Problem: Give the data below again exactly as written, without its pictures.

Supplied data:
=-=-=
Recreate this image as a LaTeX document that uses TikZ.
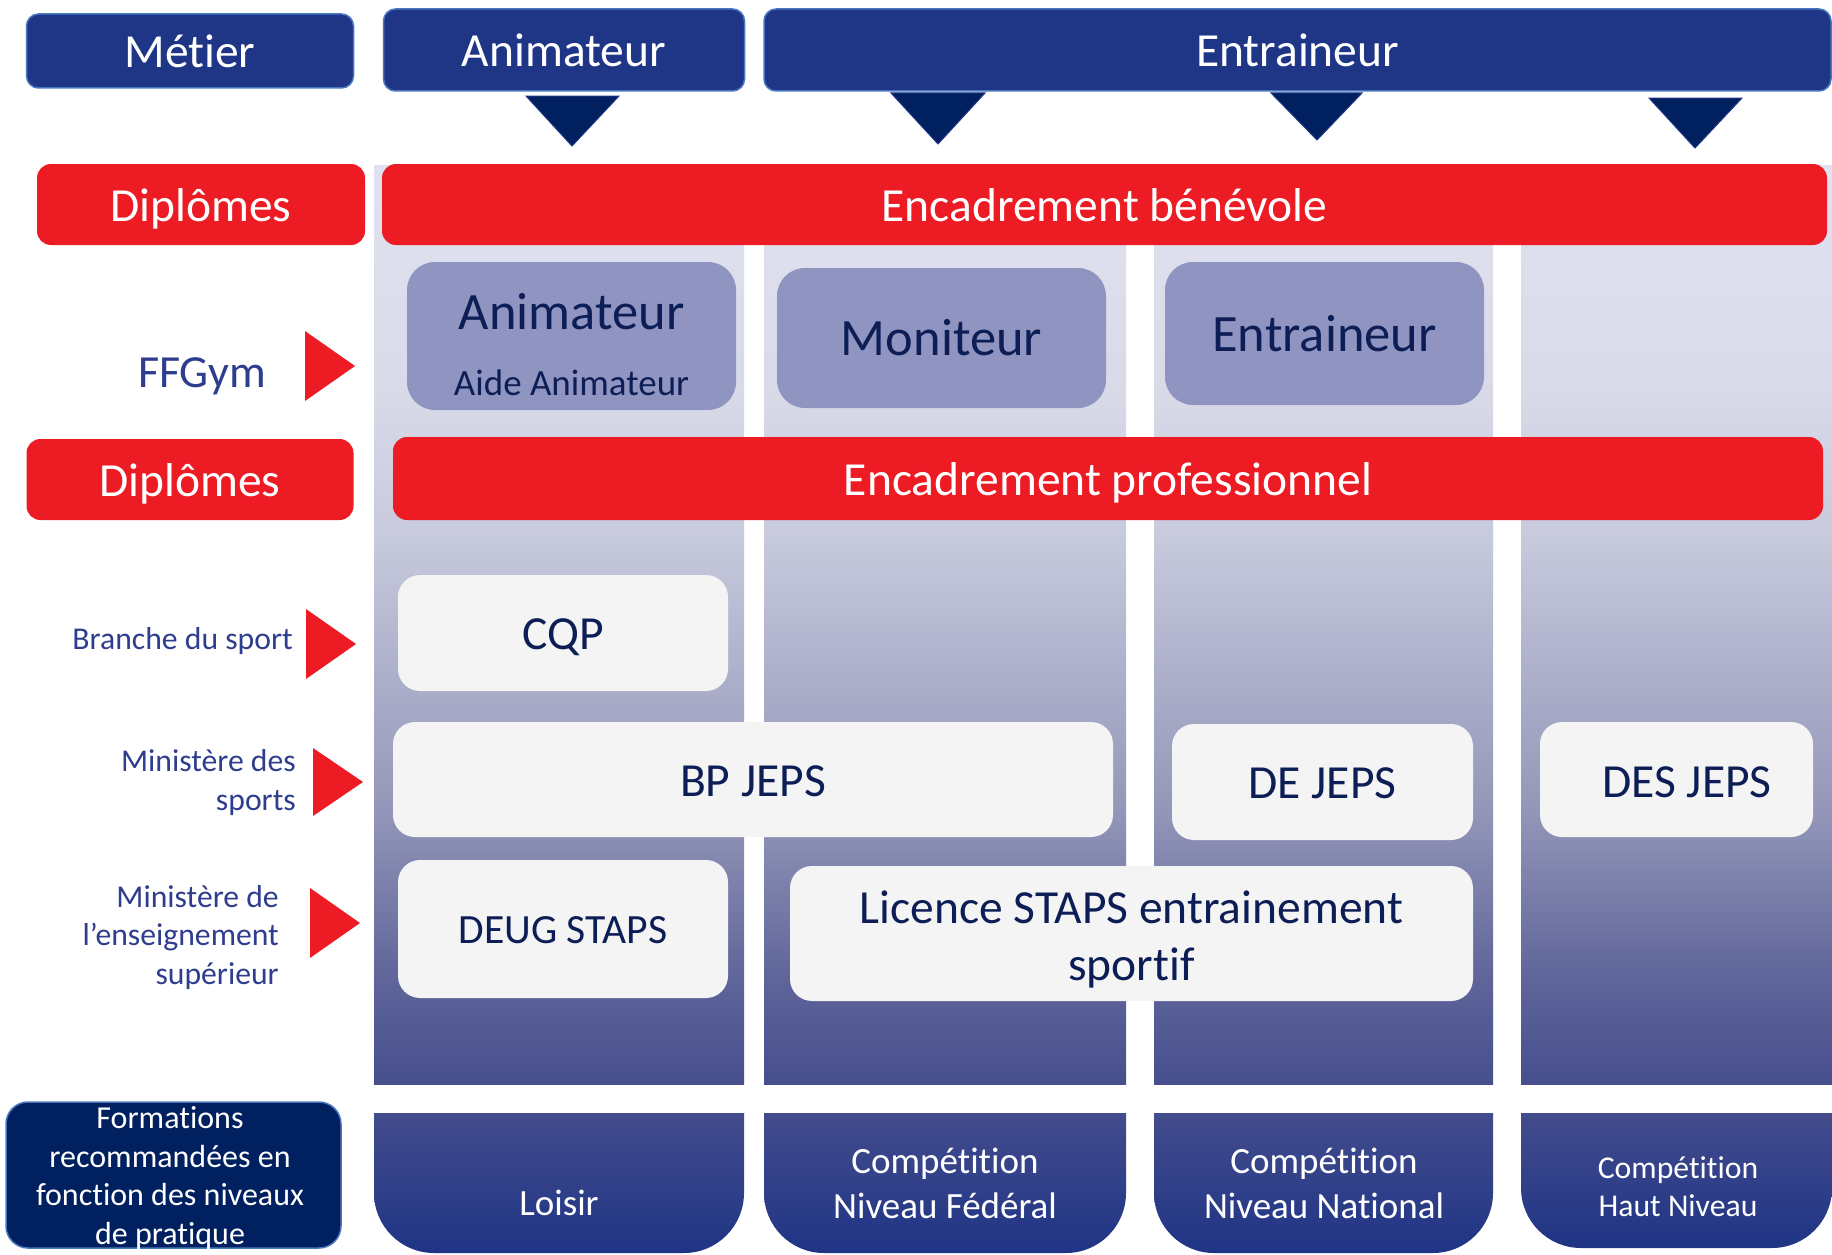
\documentclass[tikz,border=0pt]{standalone}
\usepackage{fontspec}
\setmainfont{Carlito}[Ligatures=NoCommon]
\usepackage{xcolor}
\usepackage{tikz}
\usetikzlibrary{positioning}
\definecolor{hdrblue}{HTML}{1F3585}
\definecolor{hdrline}{HTML}{4A78C0}
\definecolor{navy}{HTML}{002060}
\definecolor{ffred}{HTML}{ED1C24}
\definecolor{lavender}{HTML}{9094C0}
\definecolor{boxwhite}{HTML}{F4F4F4}
\definecolor{txtnavy}{HTML}{0C1E55}
\definecolor{lblblue}{HTML}{2E3D8E}
\definecolor{colA}{HTML}{464E8D}
\definecolor{colB}{HTML}{60669A}
\definecolor{colC}{HTML}{9497B9}
\definecolor{colD}{HTML}{C8CADD}
\definecolor{colE}{HTML}{D8DAE8}
\definecolor{colF}{HTML}{E0E2EF}
\definecolor{tabtop}{HTML}{434C8C}
\definecolor{tabbot}{HTML}{1F3485}
\pgfdeclareverticalshading{colgrad}{100bp}{color(0bp)=(colA); color(25bp)=(colA); color(31bp)=(colB); color(40bp)=(colC); color(55bp)=(colD); color(62.5bp)=(colE); color(75bp)=(colF); color(100bp)=(colF)}
\tikzstyle{header} = [rectangle, rounded corners=12pt, fill=hdrblue, draw=hdrline, line width=1.5pt, text=white, inner sep=0pt, text height=45pt, text depth=12pt, font=\fontsize{47.5}{57}\selectfont]
\tikzstyle{redbar} = [rectangle, rounded corners=14pt, fill=ffred, text=white, inner sep=0pt, text height=45pt, text depth=12pt, font=\fontsize{47.5}{57}\selectfont]
\tikzstyle{ffbox} = [rectangle, rounded corners=28pt, fill=lavender, inner sep=0pt]
\tikzstyle{fftext} = [text=txtnavy, inner sep=0pt]
\tikzstyle{diploma} = [rectangle, rounded corners=22pt, fill=boxwhite, text=txtnavy, inner sep=0pt, text height=45pt, text depth=12pt, font=\fontsize{47.5}{57}\selectfont]
\tikzstyle{diplotext} = [text=txtnavy, inner sep=0pt, align=center, font=\fontsize{47.5}{57}\selectfont]
\tikzstyle{pointer} = [fill=navy, draw=hdrblue, line width=1pt]
\tikzstyle{redtip} = [fill=ffred]
\tikzstyle{column} = [shading=colgrad]
\tikzstyle{level} = [top color=tabtop, bottom color=tabbot]
\tikzstyle{leveltext} = [text=white, align=center, inner sep=0pt, font=\fontsize{37}{45}\selectfont]
\tikzstyle{sidelabel} = [text=lblblue, align=right, anchor=east, inner sep=0pt, font=\fontsize{31.7}{38.6}\selectfont]

\begin{document}
\begin{tikzpicture}[x=1pt, y=-1pt]
    \useasboundingbox (0,0) rectangle (1832,1255);

    % Columns
    \shade[column] (374,165) rectangle (744,1084);
    \shade[column] (764,165) rectangle (1126,1084);
    \shade[column] (1154,165) rectangle (1493,1084);
    \shade[column] (1521,165) rectangle (1832,1084);

    % Header row
    \node[header, minimum width=327pt, minimum height=74pt] (metier) at (190,51) {Métier};
    \node[header, minimum width=361pt, minimum height=82pt] (hanim) at (564,50) {Animateur};
    \node[header, minimum width=1067pt, minimum height=82pt] (hentr) at (1297.5,50) {Entraineur};

    % Pointers
    \draw[pointer] (526,96) -- (619,96) -- (572,146) -- cycle;
    \draw[pointer] (891,93) -- (985,93) -- (938,144) -- cycle;
    \draw[pointer] (1271,93) -- (1362,93) -- (1317,140) -- cycle;
    \draw[pointer] (1649,98) -- (1742,98) -- (1695,148) -- cycle;

    % Red bars
    \node[redbar, minimum width=328pt, minimum height=81pt] (dipl1) at (201,204.5) {Diplômes};
    \node[redbar, minimum width=1445pt, minimum height=81pt] (benevole) at (1104.5,204.5) {Encadrement bénévole};
    \node[redbar, minimum width=327pt, minimum height=81pt] (dipl2) at (190,479.5) {Diplômes};
    \node[redbar, minimum width=1430pt, minimum height=83pt] (pro) at (1108,478.5) {Encadrement professionnel};

    % FFGym
    \node[ffbox, minimum width=329pt, minimum height=148pt] (ffanim) at (571.5,336) {};
    \node[fftext, font=\fontsize{52.5}{60}\selectfont] (ffanimtxt) at (571.5,312) {Animateur};
    \node[fftext, font=\fontsize{37}{45}\selectfont] (ffaide) at (571.5,383) {Aide Animateur};
    \node[ffbox, fftext, minimum width=329pt, minimum height=140pt, font=\fontsize{52.5}{60}\selectfont] (ffmoni) at (941.5,338) {Moniteur};
    \node[ffbox, fftext, minimum width=319pt, minimum height=143pt, font=\fontsize{52.5}{60}\selectfont] (ffentr) at (1324.5,333.5) {Entraineur};
    \node[text=lblblue, inner sep=0pt, font=\fontsize{46}{55}\selectfont] (ffgym) at (202,376.5) {FFGym};
    \fill[redtip] (305,331) -- (355,366) -- (305,401) -- cycle;

    % Diplomas
    \node[diploma, minimum width=330pt, minimum height=116pt] (cqp) at (563,633) {CQP};
    \node[diploma, minimum width=720pt, minimum height=115pt] (bpjeps) at (753,779.5) {BP JEPS};
    \node[diploma, minimum width=301pt, minimum height=116pt] (dejeps) at (1322.5,782) {DE JEPS};
    \node[diploma, minimum width=273pt, minimum height=115pt] (desjeps) at (1676.5,779.5) {};
    \node[diplotext] (desjepstxt) at (1687,782) {DES JEPS};
    \node[diploma, minimum width=330pt, minimum height=138pt, text height=39.5pt, text depth=10.4pt, font=\fontsize{41.6}{50}\selectfont] (deug) at (563,929) {DEUG STAPS};
    \node[diploma, minimum width=683pt, minimum height=135pt] (licence) at (1131.5,933.5) {};
    \node[diplotext] (licencetxt) at (1131.5,939.5) {Licence STAPS entrainement\\sportif};

    % Side labels
    \node[sidelabel] (branche) at (293,641.5) {Branche du sport};
    \fill[redtip] (306,609) -- (356,644) -- (306,679) -- cycle;
    \node[sidelabel] (minsport) at (296,782.5) {Ministère des\\sports};
    \fill[redtip] (313,748) -- (363,782) -- (313,816) -- cycle;
    \node[sidelabel] (minsup) at (279,937.5) {Ministère de\\l’enseignement\\supérieur};
    \fill[redtip] (310,888) -- (360,923) -- (310,958) -- cycle;

    % Practice levels
    \node[rectangle, rounded corners=22pt, fill=navy, draw=hdrline, line width=1.5pt, minimum width=335pt, minimum height=146pt] (formbox) at (173.5,1175) {};
    \node[leveltext, font=\fontsize{32}{38.6}\selectfont] (formtxt) at (170,1178) {Formations\\recommandées en\\fonction des niveaux\\de pratique};
    \shade[level] (374,1113) rectangle (744,1190) [rounded corners=60pt] (374,1113) rectangle (744,1253);
    \shade[level] (764,1113) rectangle (1126,1190) [rounded corners=60pt] (764,1113) rectangle (1126,1253);
    \shade[level] (1154,1113) rectangle (1493,1190) [rounded corners=60pt] (1154,1113) rectangle (1493,1253);
    \shade[level] (1521,1113) rectangle (1832,1190) [rounded corners=60pt] (1521,1113) rectangle (1832,1248);
    \node[leveltext] (loisir) at (559,1203) {Loisir};
    \node[leveltext] (federal) at (945,1183.5) {Compétition\\Niveau Fédéral};
    \node[leveltext] (national) at (1324,1183.5) {Compétition\\Niveau National};
    \node[leveltext, font=\fontsize{31.7}{38}\selectfont] (haut) at (1678,1186.5) {Compétition\\Haut Niveau};
\end{tikzpicture}
\end{document}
=-=-=
The completed task:
Recreate this image as a LaTeX document that uses TikZ.
\documentclass[tikz,border=0pt]{standalone}
\usepackage{fontspec}
\setmainfont{Carlito}[Ligatures=NoCommon]
\usepackage{xcolor}
\usepackage{tikz}
\usetikzlibrary{positioning}
\definecolor{hdrblue}{HTML}{1F3585}
\definecolor{hdrline}{HTML}{4A78C0}
\definecolor{navy}{HTML}{002060}
\definecolor{ffred}{HTML}{ED1C24}
\definecolor{lavender}{HTML}{9094C0}
\definecolor{boxwhite}{HTML}{F4F4F4}
\definecolor{txtnavy}{HTML}{0C1E55}
\definecolor{lblblue}{HTML}{2E3D8E}
\definecolor{colA}{HTML}{464E8D}
\definecolor{colB}{HTML}{60669A}
\definecolor{colC}{HTML}{9497B9}
\definecolor{colD}{HTML}{C8CADD}
\definecolor{colE}{HTML}{D8DAE8}
\definecolor{colF}{HTML}{E0E2EF}
\definecolor{tabtop}{HTML}{434C8C}
\definecolor{tabbot}{HTML}{1F3485}
\pgfdeclareverticalshading{colgrad}{100bp}{color(0bp)=(colA); color(25bp)=(colA); color(31bp)=(colB); color(40bp)=(colC); color(55bp)=(colD); color(62.5bp)=(colE); color(75bp)=(colF); color(100bp)=(colF)}
\tikzstyle{header} = [rectangle, rounded corners=12pt, fill=hdrblue, draw=hdrline, line width=1.5pt, text=white, inner sep=0pt, text height=45pt, text depth=12pt, font=\fontsize{47.5}{57}\selectfont]
\tikzstyle{redbar} = [rectangle, rounded corners=14pt, fill=ffred, text=white, inner sep=0pt, text height=45pt, text depth=12pt, font=\fontsize{47.5}{57}\selectfont]
\tikzstyle{ffbox} = [rectangle, rounded corners=28pt, fill=lavender, inner sep=0pt]
\tikzstyle{fftext} = [text=txtnavy, inner sep=0pt]
\tikzstyle{diploma} = [rectangle, rounded corners=22pt, fill=boxwhite, text=txtnavy, inner sep=0pt, text height=45pt, text depth=12pt, font=\fontsize{47.5}{57}\selectfont]
\tikzstyle{diplotext} = [text=txtnavy, inner sep=0pt, align=center, font=\fontsize{47.5}{57}\selectfont]
\tikzstyle{pointer} = [fill=navy, draw=hdrblue, line width=1pt]
\tikzstyle{redtip} = [fill=ffred]
\tikzstyle{column} = [shading=colgrad]
\tikzstyle{level} = [top color=tabtop, bottom color=tabbot]
\tikzstyle{leveltext} = [text=white, align=center, inner sep=0pt, font=\fontsize{37}{45}\selectfont]
\tikzstyle{sidelabel} = [text=lblblue, align=right, anchor=east, inner sep=0pt, font=\fontsize{31.7}{38.6}\selectfont]

\begin{document}
\begin{tikzpicture}[x=1pt, y=-1pt]
    \useasboundingbox (0,0) rectangle (1832,1255);

    % Columns
    \shade[column] (374,165) rectangle (744,1084);
    \shade[column] (764,165) rectangle (1126,1084);
    \shade[column] (1154,165) rectangle (1493,1084);
    \shade[column] (1521,165) rectangle (1832,1084);

    % Header row
    \node[header, minimum width=327pt, minimum height=74pt] (metier) at (190,51) {Métier};
    \node[header, minimum width=361pt, minimum height=82pt] (hanim) at (564,50) {Animateur};
    \node[header, minimum width=1067pt, minimum height=82pt] (hentr) at (1297.5,50) {Entraineur};

    % Pointers
    \draw[pointer] (526,96) -- (619,96) -- (572,146) -- cycle;
    \draw[pointer] (891,93) -- (985,93) -- (938,144) -- cycle;
    \draw[pointer] (1271,93) -- (1362,93) -- (1317,140) -- cycle;
    \draw[pointer] (1649,98) -- (1742,98) -- (1695,148) -- cycle;

    % Red bars
    \node[redbar, minimum width=328pt, minimum height=81pt] (dipl1) at (201,204.5) {Diplômes};
    \node[redbar, minimum width=1445pt, minimum height=81pt] (benevole) at (1104.5,204.5) {Encadrement bénévole};
    \node[redbar, minimum width=327pt, minimum height=81pt] (dipl2) at (190,479.5) {Diplômes};
    \node[redbar, minimum width=1430pt, minimum height=83pt] (pro) at (1108,478.5) {Encadrement professionnel};

    % FFGym
    \node[ffbox, minimum width=329pt, minimum height=148pt] (ffanim) at (571.5,336) {};
    \node[fftext, font=\fontsize{52.5}{60}\selectfont] (ffanimtxt) at (571.5,312) {Animateur};
    \node[fftext, font=\fontsize{37}{45}\selectfont] (ffaide) at (571.5,383) {Aide Animateur};
    \node[ffbox, fftext, minimum width=329pt, minimum height=140pt, font=\fontsize{52.5}{60}\selectfont] (ffmoni) at (941.5,338) {Moniteur};
    \node[ffbox, fftext, minimum width=319pt, minimum height=143pt, font=\fontsize{52.5}{60}\selectfont] (ffentr) at (1324.5,333.5) {Entraineur};
    \node[text=lblblue, inner sep=0pt, font=\fontsize{46}{55}\selectfont] (ffgym) at (202,376.5) {FFGym};
    \fill[redtip] (305,331) -- (355,366) -- (305,401) -- cycle;

    % Diplomas
    \node[diploma, minimum width=330pt, minimum height=116pt] (cqp) at (563,633) {CQP};
    \node[diploma, minimum width=720pt, minimum height=115pt] (bpjeps) at (753,779.5) {BP JEPS};
    \node[diploma, minimum width=301pt, minimum height=116pt] (dejeps) at (1322.5,782) {DE JEPS};
    \node[diploma, minimum width=273pt, minimum height=115pt] (desjeps) at (1676.5,779.5) {};
    \node[diplotext] (desjepstxt) at (1687,782) {DES JEPS};
    \node[diploma, minimum width=330pt, minimum height=138pt, text height=39.5pt, text depth=10.4pt, font=\fontsize{41.6}{50}\selectfont] (deug) at (563,929) {DEUG STAPS};
    \node[diploma, minimum width=683pt, minimum height=135pt] (licence) at (1131.5,933.5) {};
    \node[diplotext] (licencetxt) at (1131.5,939.5) {Licence STAPS entrainement\\sportif};

    % Side labels
    \node[sidelabel] (branche) at (293,641.5) {Branche du sport};
    \fill[redtip] (306,609) -- (356,644) -- (306,679) -- cycle;
    \node[sidelabel] (minsport) at (296,782.5) {Ministère des\\sports};
    \fill[redtip] (313,748) -- (363,782) -- (313,816) -- cycle;
    \node[sidelabel] (minsup) at (279,937.5) {Ministère de\\l’enseignement\\supérieur};
    \fill[redtip] (310,888) -- (360,923) -- (310,958) -- cycle;

    % Practice levels
    \node[rectangle, rounded corners=22pt, fill=navy, draw=hdrline, line width=1.5pt, minimum width=335pt, minimum height=146pt] (formbox) at (173.5,1175) {};
    \node[leveltext, font=\fontsize{32}{38.6}\selectfont] (formtxt) at (170,1178) {Formations\\recommandées en\\fonction des niveaux\\de pratique};
    \shade[level] (374,1113) rectangle (744,1190) [rounded corners=60pt] (374,1113) rectangle (744,1253);
    \shade[level] (764,1113) rectangle (1126,1190) [rounded corners=60pt] (764,1113) rectangle (1126,1253);
    \shade[level] (1154,1113) rectangle (1493,1190) [rounded corners=60pt] (1154,1113) rectangle (1493,1253);
    \shade[level] (1521,1113) rectangle (1832,1190) [rounded corners=60pt] (1521,1113) rectangle (1832,1248);
    \node[leveltext] (loisir) at (559,1203) {Loisir};
    \node[leveltext] (federal) at (945,1183.5) {Compétition\\Niveau Fédéral};
    \node[leveltext] (national) at (1324,1183.5) {Compétition\\Niveau National};
    \node[leveltext, font=\fontsize{31.7}{38}\selectfont] (haut) at (1678,1186.5) {Compétition\\Haut Niveau};
\end{tikzpicture}
\end{document}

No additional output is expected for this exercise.